Als ich 2011 das erste Mal über mein eigenes Erleben der weiblichen Genitalverstümmelung (Female Genital Mutilation, FGM) sprach, wusste ich, dass ich eine von 140 Millionen beschnittenen Frauen weltweit bin. Aber ich wusste auch, dass ich einer von Milliarden Menschen bin, die eine Vagina haben, und ich wusste aus Gesprächen mit anderen Frauen, was für unterschiedliche und tiefgehende Geschichten diese großartige Öffnung bereithält. Ich bin übrigens bekannt dafür, vehement Einspruch zu erheben, wenn Männer als »Fotze« bezeichnet werden. Die Fotze, das weibliche Loch, ist tief und warm, und genau das fehlt den meisten Menschen, die als solche bezeichnet werden.
Die eigene Geschichte mit anderen zu teilen, hat etwas ungeheuer Kraftvolles. Manchmal tun mir Männer leid; klar, meistens liegt es daran, wie sie aufgewachsen sind oder am sozialen Druck, aber es ist doch verrückt, dass jemand 40 Jahre lang seinen Schreibtisch neben jemandem haben kann, von dem er nicht mal weiß, wo er wohnt. Und wenn sie über Sex reden, ist es quasi undenkbar, auch nur die kleinste Schwachstelle preiszugeben. Frauen dagegen können sich gerade mal eine Viertelstunde kennen und schon über ihre bevorzugte Tamponmarke sprechen. Ich kann mir ganz gut vorstellen, wie sich eine verhaltene Konversation zweier Frauen während der Zeit, als Freud über vaginale Orgasmen herumpolterte, angehört haben mag:
»Also, ich hatte ja noch nie einen vaginalen Orgasmus«, raunt die eine, und die andere: »Echt? Ich auch nicht. Mein Mann denkt, ich bin frigide.« Pause. »Hm, vielleicht ist er einfach eine ziemliche Niete im Bett. Hast du schon mal versucht, diesen kleinen Knubbel zu streicheln, den man erst 1998 so richtig begreifen wird?« Okay, das ist natürlich ein ziemlicher Quantensprung zu heute, wo ich gerade eine Bewegung für »gleichberechtigte Orgasmen« ins Leben rufe (die möglicherweise »Oh Mann« heißen wird).
Jedenfalls haben sich Frauen immer schon viel mehr über Intimitäten ausgetauscht als Männer. Mir gegenüber hat mal ein Mann zugegeben, viel mehr Schiss zu haben, wenn er das erste Mal die Freundinnen seiner Freundin trifft, als wenn er ihren Eltern begegnet.
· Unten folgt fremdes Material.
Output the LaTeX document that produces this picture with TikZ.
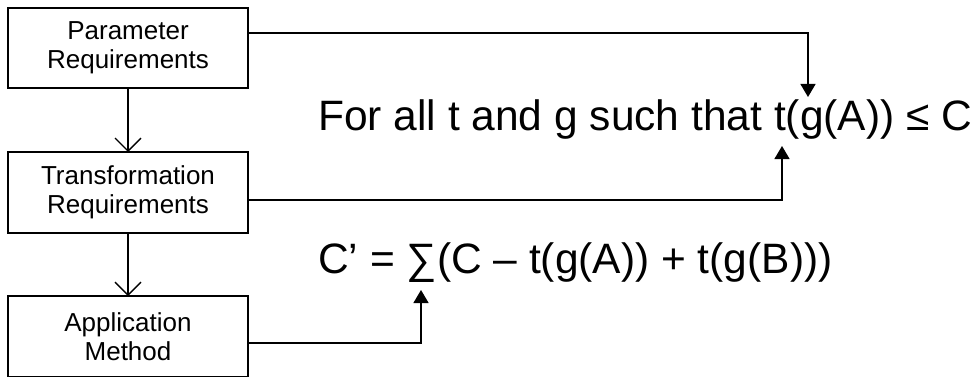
\documentclass[tikz,border=0pt]{standalone}
\usepackage{fontspec}
\setmainfont{Liberation Sans}
\usetikzlibrary{arrows.meta}
\tikzset{
  box/.style={draw, line width=1.5pt, minimum width=240pt, minimum height=80pt, inner sep=0pt, outer sep=0pt, align=center, font=\fontsize{26}{29}\selectfont},
  bigtext/.style={inner sep=0pt, anchor=base west, font=\fontsize{42.5}{48}\selectfont},
  openarrow/.style={line width=1.3pt, -{Straight Barb[length=13pt,width=26pt,line width=1.3pt]}},
  fillarrow/.style={line width=1.3pt, -{Triangle[length=13pt,width=15pt]}}
}
\begin{document}
\begin{tikzpicture}[x=1pt,y=-1pt]
\useasboundingbox (0,0) rectangle (976,377);
\node[box, minimum height=80pt] (b1) at (128,48) {Parameter\\Requirements};
\node[box, minimum height=81pt] (b2) at (128,192.5) {Transformation\\Requirements};
\node[box, minimum height=81pt] (b3) at (128,336.5) {Application\\Method};
\node[bigtext] (t1) at (318,130) {For all t and g such that t(g(A)) ≤ C};
\node[bigtext] (t2) at (318,273) {C’ = ∑(C – t(g(A)) + t(g(B)))};
\coordinate (tip1) at (808,97);
\coordinate (tip2) at (782,146);
\coordinate (tip3) at (421,290);
\draw[openarrow] (b1) -- (b2);
\draw[openarrow] (b2) -- (b3);
\draw[fillarrow] (b1.east |- 0,33) -| (tip1);
\draw[fillarrow] (b2.east |- 0,200) -| (tip2);
\draw[fillarrow] (b3.east |- 0,343) -| (tip3);
\end{tikzpicture}
\end{document}
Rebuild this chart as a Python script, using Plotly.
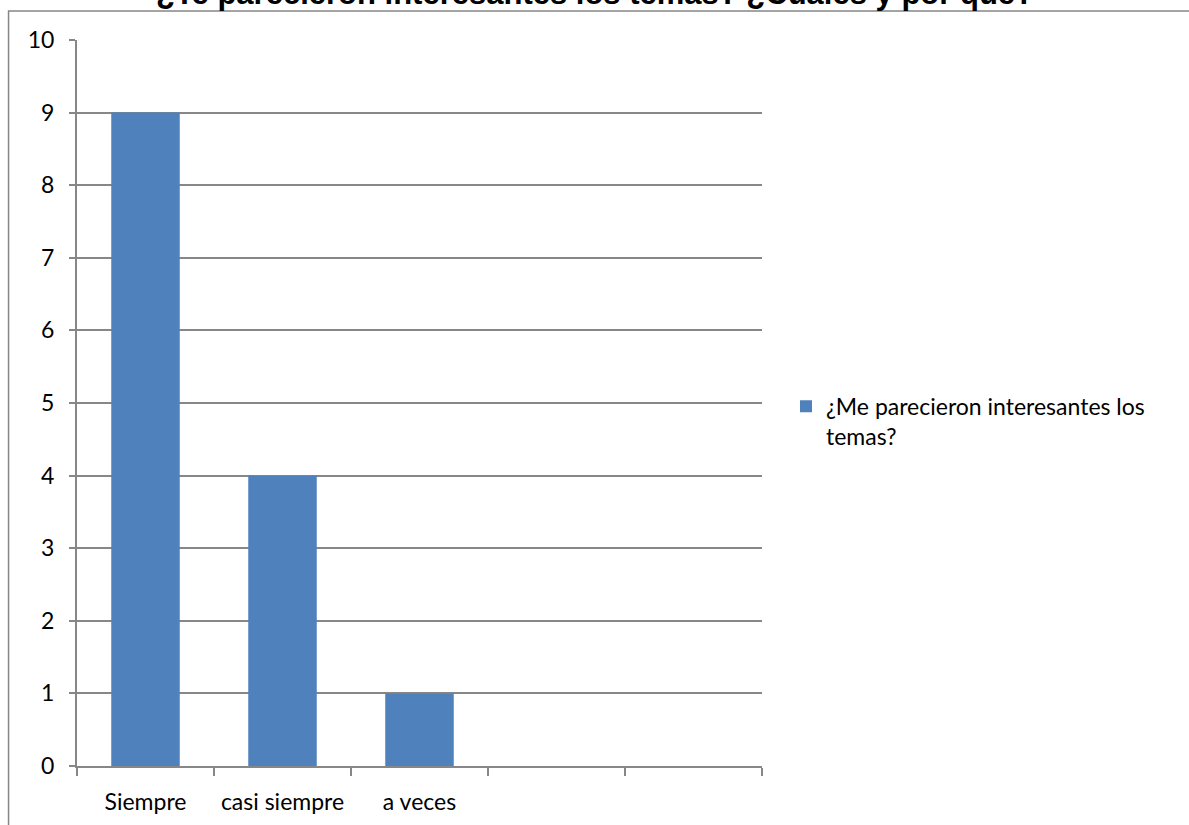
import plotly.graph_objects as go

categories = ["Siempre", "casi siempre", "a veces", " ", "  "]
values = [9, 4, 1, None, None]
series_name = "¿Me parecieron interesantes los<br>temas?"
title_text = "¿Te parecieron interesantes los temas? ¿Cuáles y por qué?"
y_ticks = list(range(0, 11))

W, H = 1189, 825
L, R, T, B = 76.5, 762, 40.4, 766
pw, ph = R - L, B - T

def px_x(x):
    return (x - L) / pw

def px_y(y):
    return (B - y) / ph

fig = go.Figure()
fig.add_trace(go.Bar(
    x=categories, y=values, name=series_name,
    marker=dict(color="#4F81BD", line=dict(width=0)),
    showlegend=True,
))

grid_col = "#878787"
font_fam = "Lato, 'Open Sans', sans-serif"
fsize = 23

fig.update_layout(
    width=W, height=H,
    margin=dict(l=L, r=W - R, t=T, b=H - B, pad=0, autoexpand=False),
    paper_bgcolor="white", plot_bgcolor="white",
    bargap=0.5,
    font=dict(family=font_fam, size=fsize, color="black"),
    showlegend=True,
    legend=dict(
        x=px_x(786), y=px_y(385), xanchor="left", yanchor="top",
        font=dict(family=font_fam, size=fsize, color="black"),
        valign="top", itemwidth=30, tracegroupgap=0,
    ),
    xaxis=dict(
        type="category", categoryorder="array", categoryarray=categories,
        range=[-0.5, 4.5], showgrid=False, automargin=False,
        showline=True, linecolor=grid_col, linewidth=2,
        ticks="outside", tickson="boundaries", ticklen=8, tickwidth=2, tickcolor=grid_col,
        tickangle=0, ticklabelstandoff=14,
        tickfont=dict(family=font_fam, size=fsize, color="black"),
        fixedrange=True,
    ),
    yaxis=dict(
        range=[0, 10], tickvals=y_ticks, showgrid=True, gridcolor=grid_col, gridwidth=2,
        showline=True, linecolor=grid_col, linewidth=2, automargin=False,
        ticks="outside", ticklen=6, tickwidth=2, tickcolor=grid_col,
        ticklabelstandoff=10,
        tickfont=dict(family=font_fam, size=fsize, color="black"),
        zeroline=False, fixedrange=True,
    ),
)

# outer chart-area frame (cropped at right/bottom)
fig.add_shape(type="rect", xref="paper", yref="paper",
              x0=px_x(8), x1=px_x(1300), y0=px_y(900), y1=px_y(11.5),
              line=dict(color="#868686", width=1.5), fillcolor="rgba(0,0,0,0)", layer="below")

fig.add_annotation(
    text="<b>" + title_text + "</b>", xref="paper", yref="paper",
    x=px_x(595), y=px_y(-6), xanchor="center", yanchor="middle",
    showarrow=False, font=dict(family="Liberation Sans, Arial, sans-serif", size=31, color="black"),
)

fig.write_html("out.html", config={"displayModeBar": False},
               post_script="document.body.style.margin='0px';document.body.style.overflow='hidden';")
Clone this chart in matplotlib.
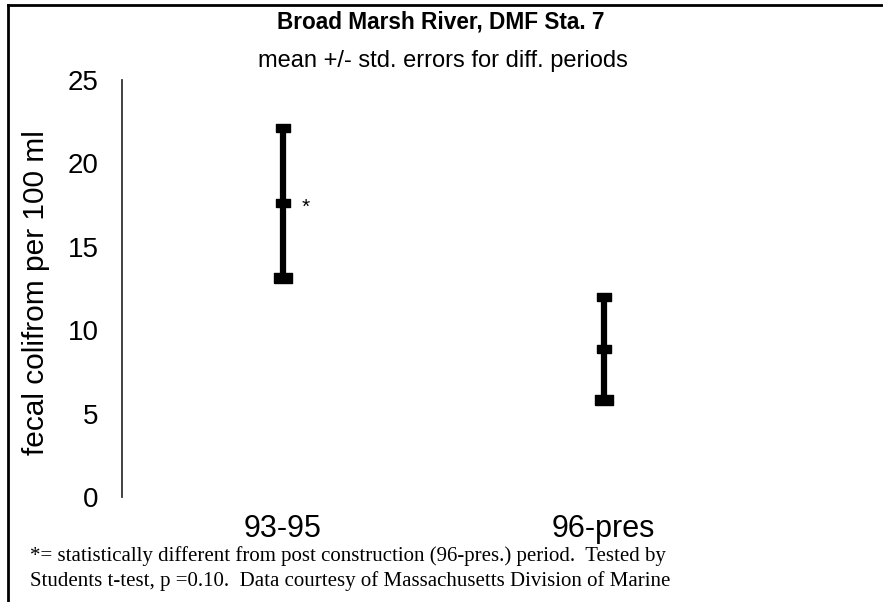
import matplotlib
matplotlib.use("Agg")
import matplotlib.pyplot as plt
from matplotlib.lines import Line2D

categories = ["93-95", "96-pres"]
means = [17.6, 8.9]
highs = [22.1, 12.0]
lows = [13.1, 5.8]
yticks = [0, 5, 10, 15, 20, 25]

title = "Broad Marsh River, DMF Sta. 7"
subtitle = "mean +/- std. errors for diff. periods"
ylabel = "fecal colifrom per 100 ml"
footer1 = "*= statistically different from post construction (96-pres.) period.  Tested by"
footer2 = "Students t-test, p =0.10.  Data courtesy of Massachusetts Division of Marine"

W, H = 883, 602
fig = plt.figure(figsize=(W / 100, H / 100), dpi=100)
fig.patch.set_facecolor("white")
plt.rcParams["font.family"] = ["Liberation Sans", "DejaVu Sans"]

# border (top and left)
fig.add_artist(Line2D([8 / W, 1.0], [1 - 5 / H, 1 - 5 / H], color="black", lw=2, transform=fig.transFigure))
fig.add_artist(Line2D([8 / W, 8 / W], [0, 1 - 5 / H], color="black", lw=2, transform=fig.transFigure))

left, right = 122 / W, 764 / W
bottom, top = 1 - 497 / H, 1 - 80 / H
ax = fig.add_axes([left, bottom, right - left, top - bottom])
x = list(range(len(categories)))
ax.vlines(x, lows, highs, color="black", lw=4.5)
cap = [(-1, -0.6), (1, -0.6), (1, 0.6), (-1, 0.6), (-1, -0.6)]
ax.plot(x, highs, linestyle="none", marker=cap, markersize=10, color="black")
ax.plot(x, means, linestyle="none", marker=cap, markersize=10.5, color="black")
ax.plot(x, lows, linestyle="none", marker=cap, markersize=13, color="black")
ax.annotate("*", (x[0], means[0]), xytext=(14, -3), textcoords="offset points",
            ha="left", va="center", fontsize=15)

ax.set_xlim(-0.5, len(categories) - 0.5)
ax.set_ylim(0, 25)
ax.set_yticks(yticks)
ax.set_xticks(x)
ax.set_xticklabels(categories, fontsize=22)
ax.tick_params(axis="y", length=0, pad=17, labelsize=20)
ax.tick_params(axis="x", length=0, pad=12)
for s in ["top", "right", "bottom"]:
    ax.spines[s].set_visible(False)
ax.spines["left"].set_color("#333333")
ax.spines["left"].set_linewidth(1.3)
ax.set_ylabel(ylabel, fontsize=21.5)
ax.yaxis.set_label_coords(-72 / (W * (right - left)), 0.49)

fig.text(441 / W, 1 - 22 / H, title, ha="center", va="center", fontsize=16.3, fontweight="bold")
fig.text(443 / W, 1 - 61 / H, subtitle, ha="center", va="center", fontsize=17)
fig.text(30 / W, 1 - 556 / H, footer1, ha="left", va="center", fontsize=15,
         family=["Liberation Serif", "DejaVu Serif"])
fig.text(30 / W, 1 - 581 / H, footer2, ha="left", va="center", fontsize=15,
         family=["Liberation Serif", "DejaVu Serif"])

fig.savefig("out.png", dpi=100, facecolor="white")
Warum? »Weil die einfach alles wissen.«
Dieses Buch trägt eine Reihe sehr unterschiedlicher Geschichten von Frauen über ihre Erfahrungen mit dem Frausein zusammen: über die erste Periode, die erste lustvolle sexuelle Erfahrung, die Suche nach mehr davon, über Schwangerschaften – Geschichten über die Realität all dessen und über alles dazwischen und natürlich auch über die Menopause. Ja, auch um diese Galaxie geht es, um diese letzte kosmische Reise.
Überall auf der Welt durchleben Frauen und Mädchen Extremsituationen, egal, ob sie im Weißen Haus leben oder in einem Palast oder als syrische Geflüchtete in einem dieser weißen Zelte untergebracht sind. Ihr Leben könnte kaum unterschiedlicher sein, aber wenn sie das erste Mal ihre Tage bekommen, wenn sie ihren ersten Orgasmus haben, das erste Mal schwanger sind oder ihre Menopause einsetzt, dann sind sie in gewisser Weise doch alle gleich. Manchen mag weniger bewusst sein als anderen, was gerade mit ihnen vor sich geht, manche mögen Angst haben, andere nicht; eines aber ist sicher: Etwas hat sich in diesem Moment für immer verändert.
Die Vagina-Monologe hatten wir schon; jetzt ist es Zeit für Vagina-Dialoge. Zeit, sich mit anderen Frauen und Mädchen auszutauschen, über Erfahrungen und Erlebnisse zu sprechen; und genau darum geht es in diesem Buch. Denn über Fannys kann frau sich gar nicht genug austauschen. Glaubt mir – ich habe schließlich ein ganzes Buch darüber geschrieben. Und ich habe gesehen, wie meine Offenheit dazu geführt hat, dass bis zum Jahr 2030 sehr wahrscheinlich 70 Millionen Mädchen vor FGM bewahrt werden.